In the case of the USSR, a Marxist revolutionary wave had formed in which several subordinate regimes in Eastern Europe and Africa collapsed almost simultaneously with the central power.

===Mass psychology===

The Japanese philosopher Hajime Tanabe points to the quasi-religious role of the state to mediate between mortal individuals and the eternal universe, so that states regularly collapse; like religious figures, they must undergo a process of death and resurrection. In his view this may account for the perennial popularity of states because they regularly demonstrate their ability to transcend death.

Psychologists speak of a "Masada complex" that may drive fanatics to a suicidal, violent last-ditch stand. In a totalitarian state or an ideocracy, individuals may develop a closed mind and an authoritarian personality, making them more likely to resist threats to the incumbent regime.

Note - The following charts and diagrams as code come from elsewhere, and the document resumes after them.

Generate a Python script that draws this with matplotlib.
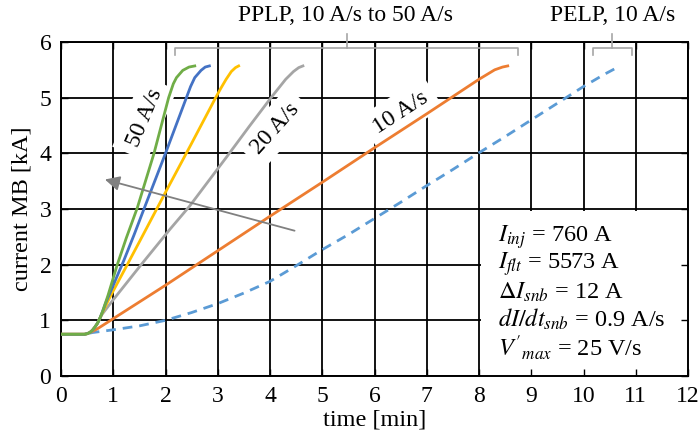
import matplotlib
matplotlib.use('Agg')
import matplotlib.pyplot as plt
from matplotlib.patches import Rectangle

plt.rcParams['font.family'] = ['Liberation Serif', 'DejaVu Serif']
plt.rcParams['mathtext.fontset'] = 'stix'

# 50 A/s (PPLP)
t_50 = [0, 0.45, 0.5, 0.55, 0.6, 0.65, 0.7, 0.75, 0.8, 0.9, 1.0, 1.07, 1.25, 1.46, 1.78, 2.06, 2.15, 2.21, 2.33, 2.45, 2.56]
i_50 = [0.75, 0.75, 0.76, 0.78, 0.82, 0.88, 0.95, 1.05, 1.17, 1.45, 1.76, 1.98, 2.48, 3.02, 4.0, 5.0, 5.25, 5.36, 5.49, 5.55, 5.57]

# 40 A/s
t_40 = [0, 0.45, 0.5, 0.55, 0.6, 0.65, 0.7, 0.75, 0.8, 0.85, 0.9, 0.95, 1.0, 1.2, 1.4, 1.6, 2.0, 2.4, 2.48, 2.56, 2.68, 2.76, 2.84]
i_40 = [0.75, 0.75, 0.76, 0.78, 0.82, 0.88, 0.95, 1.05, 1.17, 1.3, 1.41, 1.52, 1.63, 2.07, 2.54, 3.03, 4.0, 5.0, 5.2, 5.36, 5.49, 5.55, 5.57]

# 30 A/s
t_30 = [0, 0.45, 0.5, 0.55, 0.6, 0.65, 0.7, 0.75, 0.8, 0.9, 1.0, 1.2, 1.5, 2.0, 2.5, 2.96, 3.06, 3.16, 3.26, 3.34, 3.4]
i_30 = [0.75, 0.75, 0.76, 0.78, 0.82, 0.88, 0.95, 1.05, 1.15, 1.35, 1.53, 1.88, 2.41, 3.3, 4.18, 5.0, 5.17, 5.33, 5.47, 5.54, 5.57]

# 20 A/s
t_20 = [0, 0.45, 0.5, 0.55, 0.6, 0.65, 0.7, 0.78, 1.0, 1.5, 2.08, 2.46, 3.19, 3.6, 4.02, 4.3, 4.45, 4.55, 4.63]
i_20 = [0.75, 0.75, 0.76, 0.78, 0.82, 0.88, 0.95, 1.1, 1.37, 1.96, 2.63, 3.05, 3.96, 4.48, 5.0, 5.33, 5.47, 5.54, 5.57]

# 10 A/s
t_10 = [0, 0.45, 0.5, 0.55, 0.6, 0.7, 0.8, 1.0, 2.0, 3.0, 4.0, 5.0, 6.0, 7.0, 8.0, 8.3, 8.45, 8.55]
i_10 = [0.75, 0.75, 0.76, 0.78, 0.8, 0.85, 0.91, 1.03, 1.63, 2.25, 2.87, 3.48, 4.1, 4.71, 5.33, 5.5, 5.55, 5.57]

# PELP 10 A/s
t_pelp = [0.55, 0.6, 1.0, 1.5, 2.0, 2.5, 3.0, 3.5, 4.0, 4.5, 5.0, 5.5, 6.0, 6.5, 7.0, 7.5, 8.0, 8.5, 9.0, 9.5, 10.0, 10.4, 10.7]
i_pelp = [0.77, 0.78, 0.83, 0.9, 1.0, 1.14, 1.3, 1.49, 1.7, 1.98, 2.27, 2.54, 2.83, 3.12, 3.42, 3.71, 4.01, 4.3, 4.6, 4.9, 5.2, 5.42, 5.57]

x_ticks = list(range(0, 13))
y_ticks = list(range(0, 7))

params = [r'$I_{inj}$ = 760 A',
          r'$I_{flt}$ = 5573 A',
          r'$\Delta I_{snb}$ = 12 A',
          r'$dI/dt_{snb}$ = 0.9 A/s',
          r"$V'_{max}$ = 25 V/s"]

fig = plt.figure(figsize=(7, 4.36), dpi=100)
ax = fig.add_axes([61 / 700, 60 / 436, 627 / 700, 334 / 436])
ax.set_xlim(0, 12)
ax.set_ylim(0, 6)
ax.set_axisbelow(False)

# 网格线（手动画，方便被白框遮住）
for v in x_ticks:
    ax.axvline(v, color='black', lw=1.3, zorder=1)
for h in y_ticks:
    ax.axhline(h, color='black', lw=1.3, zorder=1)

ax.add_patch(Rectangle((8.04, 0), 3.96, 2.97, facecolor='white', edgecolor='none', zorder=1.5))

ax.plot(t_pelp, i_pelp, color='#5B9BD5', lw=2.0, ls=(0, (3.5, 2.5)), zorder=3)
ax.plot(t_10, i_10, color='#ED7D31', lw=2.0, zorder=3)
ax.plot(t_20, i_20, color='#A5A5A5', lw=2.0, zorder=3)
ax.plot(t_30, i_30, color='#FFC000', lw=2.0, zorder=3)
ax.plot(t_40, i_40, color='#4472C4', lw=2.0, zorder=3)
ax.plot(t_50, i_50, color='#70AD47', lw=2.0, zorder=3)

box = dict(facecolor='white', edgecolor='none', pad=6)
ax.text(1.6, 4.63, '50 A/s', rotation=67, fontsize=17, ha='center', va='center', bbox=box, zorder=2)
ax.text(4.1, 4.45, '20 A/s', rotation=48, fontsize=17, ha='center', va='center', bbox=box, zorder=2)
ax.text(6.5, 4.73, '10 A/s', rotation=33, fontsize=17, ha='center', va='center', bbox=box, zorder=2)

ax.annotate('', xy=(0.84, 3.53), xytext=(4.47, 2.61),
            arrowprops=dict(arrowstyle='-|>', color='#808080', lw=1.3, mutation_scale=22,
                            shrinkA=0, shrinkB=0), zorder=4)

# 括号
brace_col = '#A6A6A6'
for x0, x1 in [(2.18, 8.75), (10.18, 10.93)]:
    xm = (x0 + x1) / 2
    ax.plot([x0, x0, x1, x1], [5.76, 5.9, 5.9, 5.76], color=brace_col, lw=1.2, clip_on=False, zorder=4)
    ax.plot([xm, xm], [5.9, 6.15], color=brace_col, lw=1.2, clip_on=False, zorder=4)
ax.text(5.45, 6.48, 'PPLP, 10 A/s to 50 A/s', fontsize=17, ha='center', va='center')
ax.text(10.55, 6.48, 'PELP, 10 A/s', fontsize=17, ha='center', va='center')

for k, s in enumerate(params):
    ax.text(8.36, 2.5 - k * 0.495, s, fontsize=17.5, ha='left', va='center', zorder=2)

ax.set_xticks(x_ticks)
ax.set_yticks(y_ticks)
ax.tick_params(direction='in', length=5, width=1, top=True, right=True, labelsize=17, pad=7)
for sp in ax.spines.values():
    sp.set_linewidth(1.4)
ax.set_xlabel('time [min]', fontsize=17.5, labelpad=2)
ax.set_ylabel('current MB [kA]', fontsize=17.5, labelpad=5)

fig.savefig('out.png', dpi=100)
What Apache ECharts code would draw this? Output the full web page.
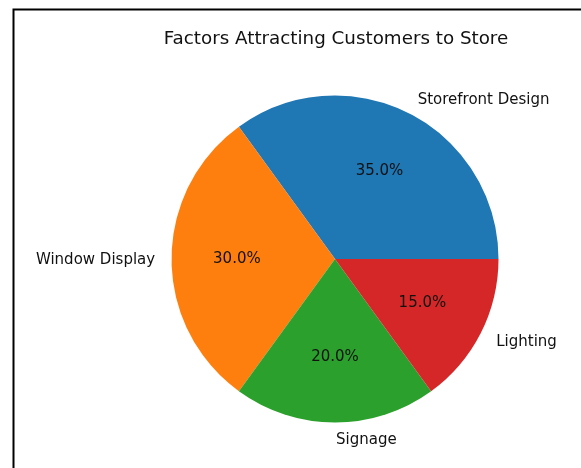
<!DOCTYPE html>
<html>
<head>
<meta charset="utf-8">
<style>
  html, body { margin: 0; padding: 0; background: #fff; }
  #chart { width: 581px; height: 468px; }
</style>
<script src="https://cdn.jsdelivr.net/npm/echarts@6/dist/echarts.min.js"></script>
</head>
<body>
<div id="chart"></div>
<script>
// Survey shares of what draws customers into the store
const categories = ['Storefront Design', 'Window Display', 'Signage', 'Lighting'];
const shares = [35, 30, 20, 15];
const sliceColors = ['#1f77b4', '#ff7f0e', '#2ca02c', '#d62728'];

const CX = 335, CY = 259, R = 163.5;
const FONT = '"DejaVu Sans", sans-serif';
const TEXT = '#111';

// ECharts places 'inside' labels at (r0 + r) / 2 plus 3px outward,
// so these helper radii put text at 0.6R and 1.1R from the centre.
const pctRadius = 2 * (0.6 * R - 3);
const nameRadius = 2 * (1.1 * R - 3);

const sliceData = categories.map((name, i) => ({ name, value: shares[i] }));

const chart = echarts.init(document.getElementById('chart'), null, { renderer: 'canvas' });

const hiddenRing = {
  type: 'pie',
  center: [CX, CY],
  startAngle: 0,
  clockwise: false,
  silent: true,
  animation: false,
  itemStyle: { color: 'rgba(0,0,0,0)', borderWidth: 0 },
  emphasis: { disabled: true },
  labelLine: { show: false }
};

chart.setOption({
  backgroundColor: '#fff',
  animation: false,
  title: {
    text: 'Factors Attracting Customers to Store',
    left: CX - 4,
    textAlign: 'center',
    top: 25,
    textStyle: { fontFamily: FONT, fontSize: 18.3, fontWeight: 'normal', color: TEXT }
  },
  graphic: [{
    type: 'rect',
    shape: { x: 13.5, y: 9.5, width: 700, height: 600 },
    style: { fill: 'none', stroke: '#000', lineWidth: 2 },
    silent: true
  }],
  series: [
    {
      type: 'pie',
      name: 'slices',
      center: [CX, CY],
      radius: [0, R],
      startAngle: 0,
      clockwise: false,
      animation: false,
      silent: true,
      data: sliceData,
      color: sliceColors,
      itemStyle: { borderWidth: 0 },
      label: { show: false },
      labelLine: { show: false },
      emphasis: { disabled: true }
    },
    Object.assign({}, hiddenRing, {
      name: 'percent',
      radius: [0, pctRadius],
      data: sliceData,
      label: {
        show: true,
        position: 'inside',
        formatter: p => p.percent.toFixed(1) + '%',
        fontFamily: FONT,
        fontSize: 15,
        color: TEXT
      }
    }),
    Object.assign({}, hiddenRing, {
      name: 'names',
      radius: [0, nameRadius],
      data: sliceData,
      label: {
        show: true,
        position: 'inside',
        formatter: '{b}',
        fontFamily: FONT,
        fontSize: 15,
        color: TEXT
      },
      // names sit beside the ring: left-aligned on the right half, right-aligned on the left
      labelLayout: function (params) {
        const r = params.labelRect;
        const mx = r.x + r.width / 2;
        const my = r.y + r.height / 2;
        return {
          x: mx + (mx >= CX - 1 ? 1 : 0),
          y: my + 1,
          align: mx >= CX - 1 ? 'left' : 'right',
          verticalAlign: 'middle'
        };
      }
    })
  ]
});
</script>
</body>
</html>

According to psychologist Erich Fromm it is possible for an entire nation, if they all share the same vices and errors, to become insane—a "folie a millions". Inhumane treatment by the rulers inevitably leads to collapse; Despots and ruling cliques can succeed in dominating and exploiting their fellow man ... but their subjects react ... with apathy, impairment of intelligence, initiative and skills ... or they react by the accumulation of such hate and destructiveness as to bring about an end to themselves, their rulers and their system. ... if man lives under conditions contrary to his nature and to human growth and sanity, he cannot help reacting.'

===Democratic decay===

Mark Blyth alleges that a democracy can also collapse "if voters don't get what they want and merely affirm the status quo." In these circumstances, voters deprived of real choice may opt for the least democratic option. In a divided, collapsing country lacking civil institutions, or in a closed country attempting reform and openness, the process of democratisation is 'dangerous' and may hasten collapse.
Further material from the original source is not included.